--- start ---

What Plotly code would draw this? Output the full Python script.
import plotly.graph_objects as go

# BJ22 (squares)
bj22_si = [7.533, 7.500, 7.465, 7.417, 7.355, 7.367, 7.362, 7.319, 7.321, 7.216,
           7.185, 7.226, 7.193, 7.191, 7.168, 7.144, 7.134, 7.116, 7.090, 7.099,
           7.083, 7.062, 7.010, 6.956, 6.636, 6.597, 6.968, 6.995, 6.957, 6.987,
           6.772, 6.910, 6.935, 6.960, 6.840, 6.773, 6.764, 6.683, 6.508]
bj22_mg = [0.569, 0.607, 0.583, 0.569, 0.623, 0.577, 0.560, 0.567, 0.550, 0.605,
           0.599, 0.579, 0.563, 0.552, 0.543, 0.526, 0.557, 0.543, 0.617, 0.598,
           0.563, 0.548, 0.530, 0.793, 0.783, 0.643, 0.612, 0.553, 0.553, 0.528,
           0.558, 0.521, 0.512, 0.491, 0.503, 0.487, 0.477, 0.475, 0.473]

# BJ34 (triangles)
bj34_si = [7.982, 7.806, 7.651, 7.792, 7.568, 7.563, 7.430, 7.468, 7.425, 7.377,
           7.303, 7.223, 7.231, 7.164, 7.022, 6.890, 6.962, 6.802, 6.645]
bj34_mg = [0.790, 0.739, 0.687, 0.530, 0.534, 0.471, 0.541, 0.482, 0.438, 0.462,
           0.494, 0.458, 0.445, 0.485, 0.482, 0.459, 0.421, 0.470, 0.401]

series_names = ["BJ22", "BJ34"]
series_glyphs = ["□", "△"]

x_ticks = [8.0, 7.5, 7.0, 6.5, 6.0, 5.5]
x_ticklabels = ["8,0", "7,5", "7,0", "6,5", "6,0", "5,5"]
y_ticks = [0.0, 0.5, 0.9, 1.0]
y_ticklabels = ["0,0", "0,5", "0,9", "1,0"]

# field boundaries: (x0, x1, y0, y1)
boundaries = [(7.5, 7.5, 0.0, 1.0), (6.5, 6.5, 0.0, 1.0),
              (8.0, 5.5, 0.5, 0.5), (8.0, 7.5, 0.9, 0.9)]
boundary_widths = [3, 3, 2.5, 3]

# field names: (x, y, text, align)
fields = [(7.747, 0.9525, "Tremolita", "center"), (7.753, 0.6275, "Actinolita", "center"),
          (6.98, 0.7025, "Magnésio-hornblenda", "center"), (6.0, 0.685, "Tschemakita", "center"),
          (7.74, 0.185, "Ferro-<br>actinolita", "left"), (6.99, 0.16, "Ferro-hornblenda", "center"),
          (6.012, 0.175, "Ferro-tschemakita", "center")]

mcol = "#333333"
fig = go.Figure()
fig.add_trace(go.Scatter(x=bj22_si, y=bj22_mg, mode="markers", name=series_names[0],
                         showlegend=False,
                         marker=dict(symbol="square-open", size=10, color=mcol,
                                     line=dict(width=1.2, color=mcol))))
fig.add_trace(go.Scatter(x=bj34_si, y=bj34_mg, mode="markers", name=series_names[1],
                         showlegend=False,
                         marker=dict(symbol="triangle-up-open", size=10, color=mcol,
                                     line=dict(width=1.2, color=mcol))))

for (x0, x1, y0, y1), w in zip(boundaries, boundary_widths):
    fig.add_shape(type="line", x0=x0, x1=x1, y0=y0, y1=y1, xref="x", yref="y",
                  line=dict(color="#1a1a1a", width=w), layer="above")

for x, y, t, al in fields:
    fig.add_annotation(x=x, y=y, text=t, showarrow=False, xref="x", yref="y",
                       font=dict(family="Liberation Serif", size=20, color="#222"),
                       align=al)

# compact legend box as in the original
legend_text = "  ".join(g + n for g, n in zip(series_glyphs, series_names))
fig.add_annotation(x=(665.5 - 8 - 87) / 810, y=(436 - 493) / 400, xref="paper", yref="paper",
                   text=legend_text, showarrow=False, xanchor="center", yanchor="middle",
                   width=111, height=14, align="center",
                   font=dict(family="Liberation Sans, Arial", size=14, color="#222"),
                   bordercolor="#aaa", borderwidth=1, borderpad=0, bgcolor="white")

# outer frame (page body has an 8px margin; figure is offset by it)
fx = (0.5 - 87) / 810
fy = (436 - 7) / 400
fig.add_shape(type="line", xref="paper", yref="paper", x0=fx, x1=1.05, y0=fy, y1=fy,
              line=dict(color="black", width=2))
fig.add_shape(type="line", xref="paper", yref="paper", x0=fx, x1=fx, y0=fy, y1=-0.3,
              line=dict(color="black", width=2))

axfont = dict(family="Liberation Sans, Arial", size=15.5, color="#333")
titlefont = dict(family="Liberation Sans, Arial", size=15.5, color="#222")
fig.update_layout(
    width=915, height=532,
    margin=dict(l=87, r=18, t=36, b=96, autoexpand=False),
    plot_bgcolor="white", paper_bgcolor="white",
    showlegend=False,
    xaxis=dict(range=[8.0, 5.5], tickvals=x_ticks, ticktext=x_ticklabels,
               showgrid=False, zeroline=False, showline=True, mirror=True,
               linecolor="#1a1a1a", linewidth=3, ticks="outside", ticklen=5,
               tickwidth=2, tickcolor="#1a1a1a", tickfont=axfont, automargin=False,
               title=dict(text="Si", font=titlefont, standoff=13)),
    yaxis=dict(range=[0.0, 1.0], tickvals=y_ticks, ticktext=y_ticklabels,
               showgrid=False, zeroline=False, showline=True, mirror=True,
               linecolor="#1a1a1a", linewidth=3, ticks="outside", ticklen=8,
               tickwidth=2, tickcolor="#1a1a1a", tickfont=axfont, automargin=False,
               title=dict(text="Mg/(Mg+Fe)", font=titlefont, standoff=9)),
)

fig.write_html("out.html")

--- end ---

Print the listing above in full, exactly as it is.

WRITTEN RESPONSE:
What Plotly code would draw this? Output the full Python script.
import plotly.graph_objects as go

# BJ22 (squares)
bj22_si = [7.533, 7.500, 7.465, 7.417, 7.355, 7.367, 7.362, 7.319, 7.321, 7.216,
           7.185, 7.226, 7.193, 7.191, 7.168, 7.144, 7.134, 7.116, 7.090, 7.099,
           7.083, 7.062, 7.010, 6.956, 6.636, 6.597, 6.968, 6.995, 6.957, 6.987,
           6.772, 6.910, 6.935, 6.960, 6.840, 6.773, 6.764, 6.683, 6.508]
bj22_mg = [0.569, 0.607, 0.583, 0.569, 0.623, 0.577, 0.560, 0.567, 0.550, 0.605,
           0.599, 0.579, 0.563, 0.552, 0.543, 0.526, 0.557, 0.543, 0.617, 0.598,
           0.563, 0.548, 0.530, 0.793, 0.783, 0.643, 0.612, 0.553, 0.553, 0.528,
           0.558, 0.521, 0.512, 0.491, 0.503, 0.487, 0.477, 0.475, 0.473]

# BJ34 (triangles)
bj34_si = [7.982, 7.806, 7.651, 7.792, 7.568, 7.563, 7.430, 7.468, 7.425, 7.377,
           7.303, 7.223, 7.231, 7.164, 7.022, 6.890, 6.962, 6.802, 6.645]
bj34_mg = [0.790, 0.739, 0.687, 0.530, 0.534, 0.471, 0.541, 0.482, 0.438, 0.462,
           0.494, 0.458, 0.445, 0.485, 0.482, 0.459, 0.421, 0.470, 0.401]

series_names = ["BJ22", "BJ34"]
series_glyphs = ["□", "△"]

x_ticks = [8.0, 7.5, 7.0, 6.5, 6.0, 5.5]
x_ticklabels = ["8,0", "7,5", "7,0", "6,5", "6,0", "5,5"]
y_ticks = [0.0, 0.5, 0.9, 1.0]
y_ticklabels = ["0,0", "0,5", "0,9", "1,0"]

# field boundaries: (x0, x1, y0, y1)
boundaries = [(7.5, 7.5, 0.0, 1.0), (6.5, 6.5, 0.0, 1.0),
              (8.0, 5.5, 0.5, 0.5), (8.0, 7.5, 0.9, 0.9)]
boundary_widths = [3, 3, 2.5, 3]

# field names: (x, y, text, align)
fields = [(7.747, 0.9525, "Tremolita", "center"), (7.753, 0.6275, "Actinolita", "center"),
          (6.98, 0.7025, "Magnésio-hornblenda", "center"), (6.0, 0.685, "Tschemakita", "center"),
          (7.74, 0.185, "Ferro-<br>actinolita", "left"), (6.99, 0.16, "Ferro-hornblenda", "center"),
          (6.012, 0.175, "Ferro-tschemakita", "center")]

mcol = "#333333"
fig = go.Figure()
fig.add_trace(go.Scatter(x=bj22_si, y=bj22_mg, mode="markers", name=series_names[0],
                         showlegend=False,
                         marker=dict(symbol="square-open", size=10, color=mcol,
                                     line=dict(width=1.2, color=mcol))))
fig.add_trace(go.Scatter(x=bj34_si, y=bj34_mg, mode="markers", name=series_names[1],
                         showlegend=False,
                         marker=dict(symbol="triangle-up-open", size=10, color=mcol,
                                     line=dict(width=1.2, color=mcol))))

for (x0, x1, y0, y1), w in zip(boundaries, boundary_widths):
    fig.add_shape(type="line", x0=x0, x1=x1, y0=y0, y1=y1, xref="x", yref="y",
                  line=dict(color="#1a1a1a", width=w), layer="above")

for x, y, t, al in fields:
    fig.add_annotation(x=x, y=y, text=t, showarrow=False, xref="x", yref="y",
                       font=dict(family="Liberation Serif", size=20, color="#222"),
                       align=al)

# compact legend box as in the original
legend_text = "  ".join(g + n for g, n in zip(series_glyphs, series_names))
fig.add_annotation(x=(665.5 - 8 - 87) / 810, y=(436 - 493) / 400, xref="paper", yref="paper",
                   text=legend_text, showarrow=False, xanchor="center", yanchor="middle",
                   width=111, height=14, align="center",
                   font=dict(family="Liberation Sans, Arial", size=14, color="#222"),
                   bordercolor="#aaa", borderwidth=1, borderpad=0, bgcolor="white")

# outer frame (page body has an 8px margin; figure is offset by it)
fx = (0.5 - 87) / 810
fy = (436 - 7) / 400
fig.add_shape(type="line", xref="paper", yref="paper", x0=fx, x1=1.05, y0=fy, y1=fy,
              line=dict(color="black", width=2))
fig.add_shape(type="line", xref="paper", yref="paper", x0=fx, x1=fx, y0=fy, y1=-0.3,
              line=dict(color="black", width=2))

axfont = dict(family="Liberation Sans, Arial", size=15.5, color="#333")
titlefont = dict(family="Liberation Sans, Arial", size=15.5, color="#222")
fig.update_layout(
    width=915, height=532,
    margin=dict(l=87, r=18, t=36, b=96, autoexpand=False),
    plot_bgcolor="white", paper_bgcolor="white",
    showlegend=False,
    xaxis=dict(range=[8.0, 5.5], tickvals=x_ticks, ticktext=x_ticklabels,
               showgrid=False, zeroline=False, showline=True, mirror=True,
               linecolor="#1a1a1a", linewidth=3, ticks="outside", ticklen=5,
               tickwidth=2, tickcolor="#1a1a1a", tickfont=axfont, automargin=False,
               title=dict(text="Si", font=titlefont, standoff=13)),
    yaxis=dict(range=[0.0, 1.0], tickvals=y_ticks, ticktext=y_ticklabels,
               showgrid=False, zeroline=False, showline=True, mirror=True,
               linecolor="#1a1a1a", linewidth=3, ticks="outside", ticklen=8,
               tickwidth=2, tickcolor="#1a1a1a", tickfont=axfont, automargin=False,
               title=dict(text="Mg/(Mg+Fe)", font=titlefont, standoff=9)),
)

fig.write_html("out.html")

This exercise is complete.